Given two strings of equal length, Levenshtein distance allows to find the minimum number of transformations necessary to get the second string, given the first. However, I'd like to find a way to adjust the alogrithm for multiple pairs of strings, given that they were all generated in the same way.
-
You want the Lev. distance between all the strings and their parent? Or all mutual Lev. distances between any two arbitrary two strings from the full group? Or Lev. distances between A->B->C->D->E etc..? – Marc B Jan 26 '11 at 20:16
-
Let there be one algorithm to convert A->B == C->D == E->F. I'm trying to find that one algorithm. – user490735 Jan 26 '11 at 20:19
-
Can you be more specific about "generated in the same way?" And can you elaborate on your above comment? This is an interesting question, but I don't understand what you're asking. – templatetypedef Jan 26 '11 at 20:24
-
Do the algorithm multiple times? This question is not well defined, and the above comment makes no sense. According to the comment, you want to find the distances and see if they equal each other? Then just do the algorithm multiple times. If you want a binary distance between three words, that would be a different algorithm. – Lee Louviere Jan 26 '11 at 20:24
-
How is that _not_ equivalent to computing Levenshtein distance between A and B, then C and D, then E and F, etc? I think you need to elaborate more on what you're trying to do... – triazotan Jan 26 '11 at 20:26
-
It is given that each pair was generated in the same way.
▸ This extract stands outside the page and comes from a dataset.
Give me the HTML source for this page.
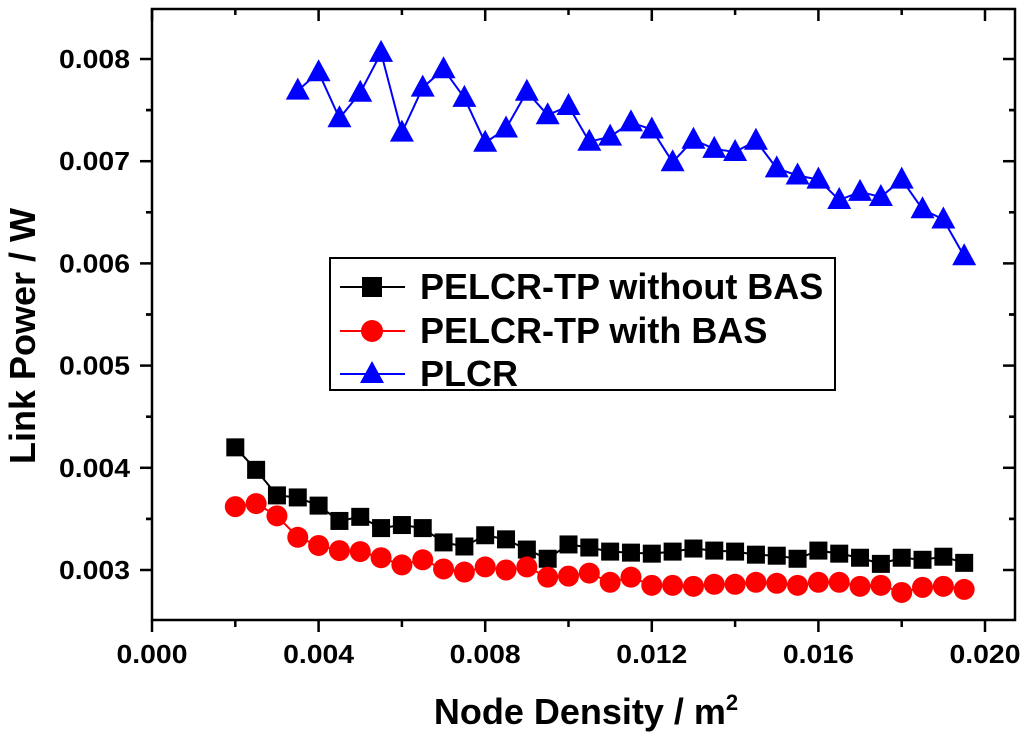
<!DOCTYPE html>
<html><head><meta charset="utf-8"><style>
body{margin:0;background:#fff;}
svg{font-family:"Liberation Sans",Arial,sans-serif;font-weight:bold;}
</style></head><body>
<svg id="chart" width="1024" height="738" xmlns="http://www.w3.org/2000/svg">
<rect x="152" y="9" width="863" height="611" fill="none" stroke="#000" stroke-width="2.5"/>
<g id="axes"></g><g id="series"></g>
<text x="586" y="724" font-size="36" text-anchor="middle">Node Density / m<tspan dy="-14" font-size="22">2</tspan></text>
<text transform="translate(35,336) rotate(-90)" font-size="36" text-anchor="middle">Link Power / W</text>
<g>
<rect x="330" y="258" width="505" height="132" fill="#fff" stroke="#000" stroke-width="2"/>
<line x1="340" y1="287" x2="405" y2="287" stroke="#000" stroke-width="2"/><rect x="362" y="277" width="20" height="20" fill="#000"/>
<text x="420" y="299" font-size="36">PELCR-TP without BAS</text>
<line x1="340" y1="331" x2="405" y2="331" stroke="#f00" stroke-width="2"/><circle cx="372" cy="331" r="11" fill="#f00"/>
<text x="420" y="343" font-size="36">PELCR-TP with BAS</text>
<line x1="340" y1="374" x2="405" y2="374" stroke="#00f" stroke-width="2"/><polygon points="372,361 384,383 360,383" fill="#00f"/>
<text x="420" y="386" font-size="36">PLCR</text>
</g>
</svg>
<script>
const xs=[0.002,0.0025,0.003,0.0035,0.004,0.0045,0.005,0.0055,0.006,0.0065,0.007,0.0075,0.008,0.0085,0.009,0.0095,0.010,0.0105,0.011,0.0115,0.012,0.0125,0.013,0.0135,0.014,0.0145,0.015,0.0155,0.016,0.0165,0.017,0.0175,0.018,0.0185,0.019,0.0195];
const withoutBAS=[0.00420,0.00398,0.00373,0.00371,0.00363,0.00348,0.00352,0.00341,0.00344,0.00341,0.00327,0.00323,0.00334,0.00330,0.00320,0.00311,0.00325,0.00322,0.00318,0.00317,0.00316,0.00318,0.00321,0.00319,0.00318,0.00315,0.00314,0.00311,0.00319,0.00316,0.00312,0.00306,0.00312,0.00310,0.00313,0.00307];
const withBAS=[0.00362,0.00365,0.00353,0.00332,0.00324,0.00319,0.00318,0.00312,0.00305,0.00310,0.00301,0.00298,0.00303,0.00300,0.00303,0.00293,0.00294,0.00297,0.00288,0.00293,0.00285,0.00285,0.00284,0.00286,0.00286,0.00288,0.00287,0.00285,0.00288,0.00288,0.00284,0.00285,0.00278,0.00283,0.00284,0.00281];
const plcrX=xs.slice(3);
const plcr=[0.00769,0.00787,0.00742,0.00767,0.00806,0.00728,0.00772,0.00790,0.00762,0.00718,0.00732,0.00768,0.00745,0.00754,0.00719,0.00724,0.00738,0.00731,0.00699,0.00721,0.00712,0.00709,0.00720,0.00693,0.00686,0.00682,0.00662,0.00670,0.00665,0.00682,0.00653,0.00643,0.00607];
const xTicks=[0,0.004,0.008,0.012,0.016,0.020];
const xTickLabels=["0.000","0.004","0.008","0.012","0.016","0.020"];
const yTicks=[0.003,0.004,0.005,0.006,0.007,0.008];
const yTickLabels=["0.003","0.004","0.005","0.006","0.007","0.008"];
const X=v=>152+v*(985-152)/0.020;
const Y=v=>570-(v-0.003)*102.2*1000;
const NS="http://www.w3.org/2000/svg";
const ax=document.getElementById('axes'),se=document.getElementById('series');
function mk(p,t,a){const e=document.createElementNS(NS,t);for(const k in a)e.setAttribute(k,a[k]);p.appendChild(e);return e;}
const dx=X(0.002)-X(0);
xTicks.forEach((v,i)=>{
 const l=mk(ax,'line',{x1:X(v),x2:X(v),y1:620,y2:632,stroke:'#000','stroke-width':2.5});
 
 
 const lt=mk(ax,'line',{x1:X(v),x2:X(v),y1:9,y2:21,stroke:'#000','stroke-width':2.5});
 
 
 if(X(v)+dx<1015){
 const m=mk(ax,'line',{x1:X(v)+dx,x2:X(v)+dx,y1:620,y2:627,stroke:'#000','stroke-width':2.5});
 
 
 const mt=mk(ax,'line',{x1:X(v)+dx,x2:X(v)+dx,y1:9,y2:15,stroke:'#000','stroke-width':2.5});
 
 
 }
 const t=mk(ax,'text',{x:X(v),y:663,'font-size':26,'text-anchor':'middle',textLength:71,lengthAdjust:'spacingAndGlyphs'});t.textContent=xTickLabels[i];
 
 
});
yTicks.forEach((v,i)=>{
 const l=mk(ax,'line',{x1:140,x2:152,y1:Y(v),y2:Y(v),stroke:'#000','stroke-width':2.5});
 
 
 const lr=mk(ax,'line',{x1:1003,x2:1015,y1:Y(v),y2:Y(v),stroke:'#000','stroke-width':2.5});
 
 
 [v-0.0005,v+0.0005].forEach(mv=>{
  if(Y(mv)>9&&Y(mv)<620){
  const m=mk(ax,'line',{x1:146,x2:152,y1:Y(mv),y2:Y(mv),stroke:'#000','stroke-width':2.5});
  
  
  const mr=mk(ax,'line',{x1:1009,x2:1015,y1:Y(mv),y2:Y(mv),stroke:'#000','stroke-width':2.5});
  
  }
 });
 const t=mk(ax,'text',{x:130,y:Y(v)+9,'font-size':26,'text-anchor':'end',textLength:71,lengthAdjust:'spacingAndGlyphs'});t.textContent=yTickLabels[i];
 
 
});
function series(xv,yv,color,shape,name){
 const pl=mk(se,'polyline',{points:xv.map((x,i)=>X(x)+','+Y(yv[i])).join(' '),fill:'none',stroke:color,'stroke-width':2});
 
 
 xv.forEach((x,i)=>{const cx=X(x),cy=Y(yv[i]);let e;
  if(shape==='sq')e=mk(se,'rect',{x:cx-9,y:cy-9,width:18,height:18,fill:color});
  else if(shape==='c')e=mk(se,'circle',{cx:cx,cy:cy,r:10.5,fill:color});
  else e=mk(se,'polygon',{points:`${cx},${cy-13} ${cx+12},${cy+9} ${cx-12},${cy+9}`,fill:color});
  
  
 });
}
series(xs,withoutBAS,'#000','sq','without-bas');
series(xs,withBAS,'#f00','c','with-bas');
series(plcrX,plcr,'#00f','t','plcr');
</script>
</body></html>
But when L. distance is computed, this algorithm isn't necessarily found immediately. The distances aren't equal for each pair and I want to adjust for that, until they are. That won't be minimum distance anymore, but the goal is to find the minimum common algorithm, which is computed along with the distances. The distance is just a number, I need to find the algoirthm. – user490735 Jan 26 '11 at 20:29
1 Answers
Reading the comments, it appears that this is the problem:
You are given a set of pairs of strings, all the same length and each pair is the input to some function paired with the output from the function. So, for the pair A,B, we know that f(A)=B. The goal is to reverse engineer f() with a large set of A,B pairs.
Using Levenshtein distance on the entire set will, at most, tell you the maximum number of transformations that must take place.
A better start would be Hamming distance (modified to allow multiple characters) or Jaccard similarity to identify how many positions in strings do not change at all for all of the pairs. Then, you are left only with those that do change.
This will fail if the letters shift.
To detect shift, you want to use global alignment (Needleman-Wunsch). You will then see something like "ABCDE"=>"xABCD"
to show that from the input to the output, there was a left shift.
Overall, I feel that Levenshtein distance will do very little to help you get at the original algorithm.